圧倒的な仙台ペースで進んだ試合、待っていたのは予想外の結末だった

2017年11月26日 サッカーダイジェストWeb編集部

またしてもホームで横浜に勝てず…

28分に逆転弾を奪った石原。流れは圧倒的に仙台のものだったが……。(C) J.LEAGUE PHOTOS

[J1リーグ33節]仙台2-2横浜/11月26日/ユアスタ

 J1リーグ33節の仙台対横浜が26日、ユアテックスタジアム仙台で行なわれ2-2の引き分けに終わった。

 あっという間の先制弾はアウェーの横浜に生まれた。5分、ゴール正面やや右側の位置で得たFKを天野純が得意の左足で直接叩き込んだ。

 横浜が探りを入れるようにボールをつなぎ仙台が丁寧に対応する、ゆったりした展開で始まったゲームは、このゴールシーンを境に一気にボルテージを上げる。

 8分には仙台が同じような位置でFKを獲得し、11分と13分には古林将太のクロスから決定的な場面を創出。このいい流れの中で同点弾が奪えれば――。同点ゴールが生まれたのは、スタンドを埋めた仙台サポーターにそんな考えがよぎった頃だった。

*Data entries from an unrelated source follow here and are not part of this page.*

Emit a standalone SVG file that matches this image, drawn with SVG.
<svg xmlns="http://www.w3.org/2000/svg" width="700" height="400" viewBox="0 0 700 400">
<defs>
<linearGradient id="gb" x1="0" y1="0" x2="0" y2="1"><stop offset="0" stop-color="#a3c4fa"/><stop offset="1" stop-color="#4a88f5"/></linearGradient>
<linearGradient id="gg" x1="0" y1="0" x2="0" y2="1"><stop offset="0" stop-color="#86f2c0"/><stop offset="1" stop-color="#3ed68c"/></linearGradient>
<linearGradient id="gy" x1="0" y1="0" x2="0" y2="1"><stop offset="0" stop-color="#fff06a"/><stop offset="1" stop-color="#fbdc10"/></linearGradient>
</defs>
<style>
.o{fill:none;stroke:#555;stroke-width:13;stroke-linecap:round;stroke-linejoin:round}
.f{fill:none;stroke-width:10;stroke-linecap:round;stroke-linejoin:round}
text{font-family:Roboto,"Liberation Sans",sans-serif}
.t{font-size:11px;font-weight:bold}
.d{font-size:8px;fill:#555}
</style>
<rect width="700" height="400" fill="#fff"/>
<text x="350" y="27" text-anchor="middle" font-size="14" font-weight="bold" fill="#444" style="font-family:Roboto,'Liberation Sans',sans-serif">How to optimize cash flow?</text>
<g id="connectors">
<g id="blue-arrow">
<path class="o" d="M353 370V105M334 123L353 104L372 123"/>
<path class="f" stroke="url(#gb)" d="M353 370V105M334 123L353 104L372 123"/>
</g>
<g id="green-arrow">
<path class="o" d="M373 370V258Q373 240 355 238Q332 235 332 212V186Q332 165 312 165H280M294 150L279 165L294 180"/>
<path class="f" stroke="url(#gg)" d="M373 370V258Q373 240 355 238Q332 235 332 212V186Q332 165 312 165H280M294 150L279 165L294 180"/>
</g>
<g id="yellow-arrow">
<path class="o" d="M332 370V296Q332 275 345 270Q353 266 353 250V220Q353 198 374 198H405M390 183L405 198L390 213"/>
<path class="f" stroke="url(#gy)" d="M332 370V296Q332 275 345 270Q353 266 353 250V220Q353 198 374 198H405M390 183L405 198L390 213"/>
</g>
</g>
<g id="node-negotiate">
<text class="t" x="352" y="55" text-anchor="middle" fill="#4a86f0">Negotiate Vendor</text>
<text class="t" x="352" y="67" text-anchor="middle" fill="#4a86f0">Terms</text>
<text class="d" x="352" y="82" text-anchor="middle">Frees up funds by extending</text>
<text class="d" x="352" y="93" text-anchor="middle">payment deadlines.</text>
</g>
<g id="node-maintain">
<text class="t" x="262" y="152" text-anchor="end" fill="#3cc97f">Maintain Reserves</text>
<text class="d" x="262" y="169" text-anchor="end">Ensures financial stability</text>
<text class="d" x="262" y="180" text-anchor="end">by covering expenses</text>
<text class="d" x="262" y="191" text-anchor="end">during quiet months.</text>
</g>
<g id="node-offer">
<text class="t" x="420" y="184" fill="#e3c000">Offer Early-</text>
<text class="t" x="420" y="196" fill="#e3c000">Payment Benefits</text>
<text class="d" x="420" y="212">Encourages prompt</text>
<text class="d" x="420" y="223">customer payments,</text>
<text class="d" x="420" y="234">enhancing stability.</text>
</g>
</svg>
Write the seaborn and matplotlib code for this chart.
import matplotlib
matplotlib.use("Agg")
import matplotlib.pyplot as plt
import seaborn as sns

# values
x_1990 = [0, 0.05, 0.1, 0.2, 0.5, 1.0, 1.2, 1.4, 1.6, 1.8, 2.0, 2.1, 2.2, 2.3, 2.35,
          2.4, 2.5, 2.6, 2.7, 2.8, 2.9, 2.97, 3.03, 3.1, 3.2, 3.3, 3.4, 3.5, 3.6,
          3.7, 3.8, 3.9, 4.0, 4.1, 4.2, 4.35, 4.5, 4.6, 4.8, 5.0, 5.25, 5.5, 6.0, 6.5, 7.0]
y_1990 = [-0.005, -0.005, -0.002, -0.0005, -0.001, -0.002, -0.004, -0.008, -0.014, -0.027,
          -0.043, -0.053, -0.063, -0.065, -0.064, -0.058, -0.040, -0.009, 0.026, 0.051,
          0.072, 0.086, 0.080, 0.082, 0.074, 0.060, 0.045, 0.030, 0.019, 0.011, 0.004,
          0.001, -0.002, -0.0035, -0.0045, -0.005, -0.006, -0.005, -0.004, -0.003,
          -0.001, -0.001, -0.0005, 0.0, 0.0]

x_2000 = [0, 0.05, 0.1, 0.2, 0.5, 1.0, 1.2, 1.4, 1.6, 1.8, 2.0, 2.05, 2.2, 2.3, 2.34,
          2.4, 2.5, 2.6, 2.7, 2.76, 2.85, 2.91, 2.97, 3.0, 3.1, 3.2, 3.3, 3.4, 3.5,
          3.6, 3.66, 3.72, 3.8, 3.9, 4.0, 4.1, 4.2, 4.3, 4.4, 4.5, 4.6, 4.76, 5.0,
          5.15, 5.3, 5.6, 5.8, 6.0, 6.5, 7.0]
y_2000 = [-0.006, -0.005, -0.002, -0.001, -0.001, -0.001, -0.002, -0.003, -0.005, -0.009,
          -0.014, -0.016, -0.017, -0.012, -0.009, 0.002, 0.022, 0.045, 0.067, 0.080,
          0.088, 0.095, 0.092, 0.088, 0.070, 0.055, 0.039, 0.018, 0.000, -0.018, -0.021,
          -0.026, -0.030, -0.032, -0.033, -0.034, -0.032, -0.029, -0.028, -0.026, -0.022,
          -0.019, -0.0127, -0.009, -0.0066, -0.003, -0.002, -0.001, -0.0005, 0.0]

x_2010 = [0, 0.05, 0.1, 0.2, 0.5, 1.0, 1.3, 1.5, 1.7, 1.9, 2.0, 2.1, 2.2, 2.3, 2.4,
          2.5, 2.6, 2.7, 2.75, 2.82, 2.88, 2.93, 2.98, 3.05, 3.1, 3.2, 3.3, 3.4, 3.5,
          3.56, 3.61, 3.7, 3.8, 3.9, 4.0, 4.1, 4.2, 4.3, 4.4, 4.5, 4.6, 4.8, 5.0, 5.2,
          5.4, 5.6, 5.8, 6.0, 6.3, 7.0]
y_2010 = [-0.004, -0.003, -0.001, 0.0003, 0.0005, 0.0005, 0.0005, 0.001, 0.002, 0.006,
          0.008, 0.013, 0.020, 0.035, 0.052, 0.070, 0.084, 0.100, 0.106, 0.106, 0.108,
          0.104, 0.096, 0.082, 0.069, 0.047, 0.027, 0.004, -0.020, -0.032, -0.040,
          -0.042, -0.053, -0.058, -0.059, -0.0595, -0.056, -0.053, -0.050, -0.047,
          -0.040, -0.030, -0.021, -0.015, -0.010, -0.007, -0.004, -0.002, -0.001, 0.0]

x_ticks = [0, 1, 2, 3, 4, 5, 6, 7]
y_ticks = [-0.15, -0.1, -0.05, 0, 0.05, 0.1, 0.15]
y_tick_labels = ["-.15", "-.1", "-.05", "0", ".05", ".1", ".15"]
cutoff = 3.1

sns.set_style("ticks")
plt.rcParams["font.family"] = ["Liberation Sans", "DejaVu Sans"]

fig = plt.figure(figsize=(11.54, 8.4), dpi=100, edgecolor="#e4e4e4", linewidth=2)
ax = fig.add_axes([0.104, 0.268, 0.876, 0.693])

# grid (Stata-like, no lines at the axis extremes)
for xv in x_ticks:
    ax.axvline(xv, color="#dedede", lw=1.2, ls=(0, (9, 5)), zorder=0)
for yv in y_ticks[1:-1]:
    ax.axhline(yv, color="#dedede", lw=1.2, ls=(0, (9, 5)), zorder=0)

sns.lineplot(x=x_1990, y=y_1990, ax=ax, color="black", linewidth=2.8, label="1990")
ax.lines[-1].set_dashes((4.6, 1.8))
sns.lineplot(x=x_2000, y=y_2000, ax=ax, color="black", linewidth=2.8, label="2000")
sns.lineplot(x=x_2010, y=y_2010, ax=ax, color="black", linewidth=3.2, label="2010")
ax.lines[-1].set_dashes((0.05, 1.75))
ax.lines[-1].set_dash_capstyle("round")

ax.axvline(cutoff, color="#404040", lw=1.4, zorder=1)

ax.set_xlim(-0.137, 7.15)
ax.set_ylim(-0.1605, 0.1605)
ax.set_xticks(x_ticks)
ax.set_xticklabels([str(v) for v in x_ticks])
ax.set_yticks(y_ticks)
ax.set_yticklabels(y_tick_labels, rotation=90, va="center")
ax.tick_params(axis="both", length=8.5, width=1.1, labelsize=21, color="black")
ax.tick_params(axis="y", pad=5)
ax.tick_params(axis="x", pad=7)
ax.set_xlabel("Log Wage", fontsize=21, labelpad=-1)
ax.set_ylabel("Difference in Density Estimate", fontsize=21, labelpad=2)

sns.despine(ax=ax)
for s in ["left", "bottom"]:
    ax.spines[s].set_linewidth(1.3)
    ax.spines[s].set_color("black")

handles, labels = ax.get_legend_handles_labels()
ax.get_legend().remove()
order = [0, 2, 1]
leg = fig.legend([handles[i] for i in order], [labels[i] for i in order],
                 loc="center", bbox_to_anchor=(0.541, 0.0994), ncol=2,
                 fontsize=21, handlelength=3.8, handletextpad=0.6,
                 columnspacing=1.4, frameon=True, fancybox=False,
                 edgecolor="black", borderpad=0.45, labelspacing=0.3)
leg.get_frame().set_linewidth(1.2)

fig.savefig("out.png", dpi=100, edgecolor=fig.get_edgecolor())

 19分、ふわりとしたCKのボールを頭でつなぎ、そのこぼれ球を大岩一貴が押し込んだ。スタンドの大歓声も相まって勢いを取り戻したホームチームはさらに攻め立てる。

 追加点が生まれたのは同点弾の9分後、三田啓貴のFKを平岡康裕が頭で折り返し、最後は石原直樹!スペースも時間もない中でのトラップ&シュート、GKを避けるようにゴール上部を狙ったその判断も含め、すべてがパーフェクトだった。

 前半を終えて2-1。ゴールはすべてセットプレーから生まれたものながら、両サイド、そして中央からと多彩な攻撃を見せた仙台のリードは妥当な結果だった。

 とりわけ目を引いたのが、長短のパスでユアスタのミッドフィールドを支配した三田。横浜にとって後半は、このプレーメーカーから始まる仙台の流れるような攻撃をどう遮断するかに集約されていたと言ってよかった。

 その課題はある程度達成された。だが、立ち上がりこそ素早いパス交換で中盤を作り、ウーゴ・ヴィエイラ、イッペイ・シノヅカらを中心に反撃を試みた横浜だが、時間の経過とともにまたホームチームがじわりじわりと盛り返す。

 そして後半最大の見せ場は80分、仙台に生まれた。これを演出したのも三田だった。ゴールにはつながらなかったものの、自慢の左足でフワリとDFラインの裏側に落したボールは、一瞬にして横浜守備陣を混乱させた。

 圧倒的な仙台ペースで進んだ試合はしかし、最後に思わぬドラマが待っていた。88分、先制点を奪った天野の左足が火を噴く。ミドルレンジから放ったシュートが仙台DFの足に当たってコースが変わり、ゴールマウスへ吸い込まれたのだ。

 5分のアディショナルタイムは、まさしく一進一退のハイレベルな攻防が展開されたが、両チームともにフィニッシュの部分で精度を欠き、白熱のゲームは2-2のドローに。9試合ぶりにホームで横浜を叩ける予感が十分にあった仙台にとっては、悔まれる結果となった。

 仙台の渡邉 晋監督も試合後、「いいゲームはできたし、やりたいことができたが勝点3が取りきれない。今シーズンを象徴するような試合だった」と振り返っている。